For three months during Y Combinator, Loosararian, his wife, and seven engineers lived in a three-bedroom house with a family one of the engineers knew. The garage became the lab, and the team tested the climbing robots on the side of the house. 

By the end of the program, Gecko had $1 million in purchase orders from customers, Loosararian said. In 2017, the company became profitable, but it also lost Miller as a cofounder. He had a different vision for the company, said Loosararian, who took the loss hard. Miller had been a close friend in college and had helped build the first robot for Scrubgrass. 

“Going through the motions of feeling—What if I quit? What if I hand this over?—those moments are helpful because it could have produced a different outcome, but in this case, it produced a fierce focus on what we need to do,” Loosararian said.

Miller didn’t respond to requests for comment. The two are still friends, Loosararian said.

An army of robots

Loosararian spent the next few years growing Gecko’s workforce from just a dozen employees to more than 200 today after admitting to initially hiring too slowly. 

If there was a job to do, Loosararian preferred that he or Demmer, the other cofounder who is still with Gecko, try to take it on before hiring anyone. The company’s slow headcount growth also came from a high talent bar for applicants and new hires set by Loosararian. 

“It’s so painful if you hire people that are not the absolute best for the position,” he said. “There’s only a few people in the world that can actually solve these problems. I honestly just don’t want to work with people who aren’t literally the best.” 

The Gecko robot climbs a steel wall
Courtesy of Gecko Robotics

Gecko now has 150 robots that its employees operate at customer sites. The machines, about the size of a rolling suitcase, still use magnetic wheels to climb steel, and for nonmagnetic structures like concrete, robots climb using vacuum adhesion. 

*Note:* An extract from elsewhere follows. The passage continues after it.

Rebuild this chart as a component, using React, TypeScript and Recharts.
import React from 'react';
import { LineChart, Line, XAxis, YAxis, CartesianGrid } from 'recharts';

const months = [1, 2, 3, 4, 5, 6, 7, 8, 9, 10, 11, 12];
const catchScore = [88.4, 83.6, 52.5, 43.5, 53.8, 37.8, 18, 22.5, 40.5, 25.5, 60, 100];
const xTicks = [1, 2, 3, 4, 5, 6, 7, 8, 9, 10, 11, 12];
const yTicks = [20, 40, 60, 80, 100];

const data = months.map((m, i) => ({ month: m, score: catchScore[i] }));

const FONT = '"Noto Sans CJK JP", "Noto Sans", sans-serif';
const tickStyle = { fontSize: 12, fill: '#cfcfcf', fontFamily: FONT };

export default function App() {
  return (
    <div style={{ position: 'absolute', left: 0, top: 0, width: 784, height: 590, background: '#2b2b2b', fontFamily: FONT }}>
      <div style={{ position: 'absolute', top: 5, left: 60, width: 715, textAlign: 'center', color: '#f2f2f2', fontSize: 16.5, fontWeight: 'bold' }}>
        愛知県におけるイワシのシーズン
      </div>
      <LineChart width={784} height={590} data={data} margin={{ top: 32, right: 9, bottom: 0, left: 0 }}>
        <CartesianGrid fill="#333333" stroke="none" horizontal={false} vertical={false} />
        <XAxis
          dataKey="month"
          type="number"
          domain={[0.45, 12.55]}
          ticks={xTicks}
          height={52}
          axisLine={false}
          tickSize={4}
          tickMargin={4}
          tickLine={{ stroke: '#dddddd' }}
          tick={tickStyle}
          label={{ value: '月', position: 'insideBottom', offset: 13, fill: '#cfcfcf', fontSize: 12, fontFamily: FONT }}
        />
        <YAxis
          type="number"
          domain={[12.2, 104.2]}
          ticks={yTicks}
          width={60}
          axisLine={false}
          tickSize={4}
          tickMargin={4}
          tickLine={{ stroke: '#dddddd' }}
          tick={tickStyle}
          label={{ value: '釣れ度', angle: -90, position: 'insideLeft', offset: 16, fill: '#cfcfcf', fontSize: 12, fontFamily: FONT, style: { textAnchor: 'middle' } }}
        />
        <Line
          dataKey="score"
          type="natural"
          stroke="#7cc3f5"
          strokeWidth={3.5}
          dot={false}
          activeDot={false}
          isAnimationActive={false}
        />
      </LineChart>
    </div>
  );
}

After scanning a surface, Gecko builds a digital model of the structure so customers can see virtually exactly where the damage is. The company’s software products use artificial intelligence to help clients analyze the damage, including determining the corrosion rate and the estimated remaining life expectancy. Its AI then advises customers on necessary repairs and predictive maintenance, which works to reduce the risk of catastrophic failures like explosions, leaks, or collapses. Customers pay for the data and repair plans, though Gecko wouldn’t disclose how much the service costs. It also declined to comment on revenue and profit figures. 

Image of the software that helps engineers visualize where weak points in infrastructure are
Courtesy of Gecko Robotics

Gecko faces competition from other robot makers focused on inspecting infrastructure. Latvian startup Aerones suspends robots from ropes to inspect and maintain wind turbines, which includes cleaning and coating the blades with a solution that prevents ice buildup. ANYbotics, in Zurich, has four-legged robots performing inspections across power, mining, and railway industries. Meanwhile, companies like Switzerland’s Flyability and California’s Skydio make drones that inspect assets for customers.

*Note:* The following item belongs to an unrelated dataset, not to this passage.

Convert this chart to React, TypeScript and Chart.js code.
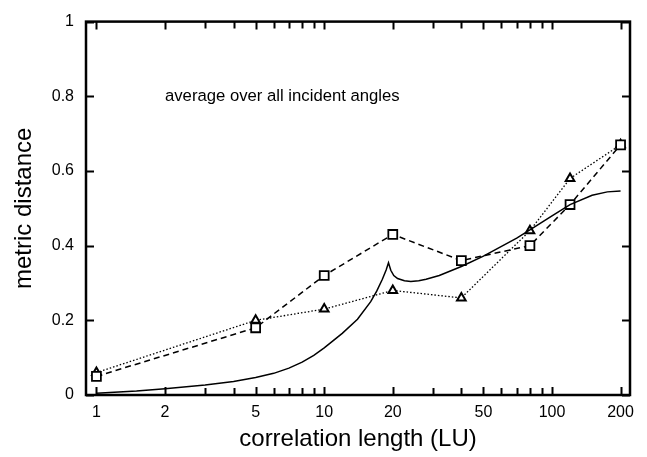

Overall, the robotics industry has hit some turbulence. Last year, Google parent Alphabet shut down its Everyday Robots division, which built robots to help with office work, as part of a larger 12,000-person workforce reduction. Robotic vacuum company Neato Robotics closed last year after an 18-year run, because it couldn’t meet financial goals, according to its parent company. Once valued at $2.25 billion, pizza-making robot company Zume also shuttered last summer.

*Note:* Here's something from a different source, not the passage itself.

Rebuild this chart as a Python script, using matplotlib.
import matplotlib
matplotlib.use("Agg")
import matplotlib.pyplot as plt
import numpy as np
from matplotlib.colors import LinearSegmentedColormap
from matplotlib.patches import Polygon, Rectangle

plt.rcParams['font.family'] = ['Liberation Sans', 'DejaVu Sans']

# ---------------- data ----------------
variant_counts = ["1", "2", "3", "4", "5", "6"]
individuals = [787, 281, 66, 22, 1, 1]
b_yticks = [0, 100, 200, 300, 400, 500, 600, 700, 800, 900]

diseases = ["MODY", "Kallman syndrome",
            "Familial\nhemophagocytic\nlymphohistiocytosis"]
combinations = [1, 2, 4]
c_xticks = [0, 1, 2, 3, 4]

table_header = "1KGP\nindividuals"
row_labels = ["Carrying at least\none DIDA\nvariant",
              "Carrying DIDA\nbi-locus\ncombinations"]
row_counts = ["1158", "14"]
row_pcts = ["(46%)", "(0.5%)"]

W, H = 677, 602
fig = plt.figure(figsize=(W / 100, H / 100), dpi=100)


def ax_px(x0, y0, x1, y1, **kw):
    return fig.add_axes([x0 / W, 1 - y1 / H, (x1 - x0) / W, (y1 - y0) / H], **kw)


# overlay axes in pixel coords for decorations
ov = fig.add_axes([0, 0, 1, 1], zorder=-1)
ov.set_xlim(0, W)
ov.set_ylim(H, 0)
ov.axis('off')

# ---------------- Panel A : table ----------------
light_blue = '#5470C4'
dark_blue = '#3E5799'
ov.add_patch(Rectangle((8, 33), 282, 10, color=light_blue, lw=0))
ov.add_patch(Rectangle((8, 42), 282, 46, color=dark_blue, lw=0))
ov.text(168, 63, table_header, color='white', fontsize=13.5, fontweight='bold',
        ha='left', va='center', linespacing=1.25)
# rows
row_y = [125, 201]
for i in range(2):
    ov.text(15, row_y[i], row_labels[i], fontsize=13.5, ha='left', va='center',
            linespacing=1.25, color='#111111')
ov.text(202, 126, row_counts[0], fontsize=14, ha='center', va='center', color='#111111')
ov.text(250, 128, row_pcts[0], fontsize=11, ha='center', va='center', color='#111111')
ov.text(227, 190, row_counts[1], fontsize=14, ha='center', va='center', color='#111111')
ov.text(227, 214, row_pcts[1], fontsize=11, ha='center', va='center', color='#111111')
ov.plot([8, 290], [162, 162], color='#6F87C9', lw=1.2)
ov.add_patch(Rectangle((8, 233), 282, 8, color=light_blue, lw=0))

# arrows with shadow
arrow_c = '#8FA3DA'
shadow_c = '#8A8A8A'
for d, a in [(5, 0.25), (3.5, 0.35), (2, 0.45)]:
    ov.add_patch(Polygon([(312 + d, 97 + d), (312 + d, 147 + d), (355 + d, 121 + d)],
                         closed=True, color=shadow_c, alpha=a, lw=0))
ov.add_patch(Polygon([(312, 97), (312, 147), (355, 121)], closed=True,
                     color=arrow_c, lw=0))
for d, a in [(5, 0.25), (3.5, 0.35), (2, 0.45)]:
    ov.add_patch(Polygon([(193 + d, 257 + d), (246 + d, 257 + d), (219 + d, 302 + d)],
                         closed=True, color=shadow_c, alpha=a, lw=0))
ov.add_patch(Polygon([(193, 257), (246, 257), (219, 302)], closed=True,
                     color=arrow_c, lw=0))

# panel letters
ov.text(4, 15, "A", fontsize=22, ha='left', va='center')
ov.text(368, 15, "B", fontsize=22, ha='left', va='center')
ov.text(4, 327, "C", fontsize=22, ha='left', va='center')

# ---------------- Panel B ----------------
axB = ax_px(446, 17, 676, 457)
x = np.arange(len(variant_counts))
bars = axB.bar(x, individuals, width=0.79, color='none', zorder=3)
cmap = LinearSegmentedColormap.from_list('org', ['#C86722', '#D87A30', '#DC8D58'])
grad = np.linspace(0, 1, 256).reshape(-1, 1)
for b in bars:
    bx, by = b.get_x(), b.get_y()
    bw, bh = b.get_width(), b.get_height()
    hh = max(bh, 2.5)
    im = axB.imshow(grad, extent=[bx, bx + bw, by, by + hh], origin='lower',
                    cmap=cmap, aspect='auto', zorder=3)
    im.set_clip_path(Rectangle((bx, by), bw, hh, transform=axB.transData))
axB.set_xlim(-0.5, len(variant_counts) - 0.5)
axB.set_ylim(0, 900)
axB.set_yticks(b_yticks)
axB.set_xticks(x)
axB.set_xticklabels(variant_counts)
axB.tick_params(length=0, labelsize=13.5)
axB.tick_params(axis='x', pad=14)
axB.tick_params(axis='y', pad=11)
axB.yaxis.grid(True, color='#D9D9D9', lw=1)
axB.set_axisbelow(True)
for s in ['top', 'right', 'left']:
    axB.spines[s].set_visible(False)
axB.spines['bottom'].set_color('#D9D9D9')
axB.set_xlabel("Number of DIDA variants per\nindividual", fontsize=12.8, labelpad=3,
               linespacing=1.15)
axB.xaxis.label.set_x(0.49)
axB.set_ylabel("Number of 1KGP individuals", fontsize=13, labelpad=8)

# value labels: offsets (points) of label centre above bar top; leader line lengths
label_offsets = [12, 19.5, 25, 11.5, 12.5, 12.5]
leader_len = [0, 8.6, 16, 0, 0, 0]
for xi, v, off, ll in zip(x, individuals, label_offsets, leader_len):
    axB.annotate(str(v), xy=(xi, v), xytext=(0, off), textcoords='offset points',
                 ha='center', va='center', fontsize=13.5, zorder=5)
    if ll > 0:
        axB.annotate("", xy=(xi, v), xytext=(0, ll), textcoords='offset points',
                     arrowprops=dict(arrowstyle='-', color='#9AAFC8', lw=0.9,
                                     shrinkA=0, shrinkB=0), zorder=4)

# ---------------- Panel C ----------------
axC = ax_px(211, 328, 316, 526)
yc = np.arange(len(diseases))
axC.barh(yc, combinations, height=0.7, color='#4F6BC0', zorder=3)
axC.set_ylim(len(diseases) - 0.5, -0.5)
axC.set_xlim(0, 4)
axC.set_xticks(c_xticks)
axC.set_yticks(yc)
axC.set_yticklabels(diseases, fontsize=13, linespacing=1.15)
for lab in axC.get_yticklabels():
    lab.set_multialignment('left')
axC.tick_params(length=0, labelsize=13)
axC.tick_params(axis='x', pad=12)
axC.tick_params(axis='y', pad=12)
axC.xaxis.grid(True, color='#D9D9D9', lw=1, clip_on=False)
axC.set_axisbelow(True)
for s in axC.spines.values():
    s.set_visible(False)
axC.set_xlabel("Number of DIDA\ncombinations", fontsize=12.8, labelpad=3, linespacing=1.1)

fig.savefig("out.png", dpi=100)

Loosararian attributes Gecko’s growth during this time to the industry’s demand for data and the company’s foundation. “We didn’t sit on the toilet and think, I bet a robot could clean dishes and scrub bathrooms,” he said. “We went into the heart of the industrial economy to learn how things were made in the real world and built robots to exist within it.”

Robots, especially robot crawlers, are the future for inspecting infrastructure, said Reiter, the Cornell engineering professor. And inspection is more important than ever as buildings continue to age and new construction presents new problems. 

“The challenge is that structures are becoming more complex,” Reiter told Fortune. Historically, “one person would know everything from concept to completion, but now the buildings are so complex and there’s so many trades, specialty contractors, engineers, and architects involved that not one person can understand all of it.” 

As a result, it’s difficult for engineers to prioritize quality control from the beginning of construction, he said. “Things aren’t performing or lasting as long as they could.”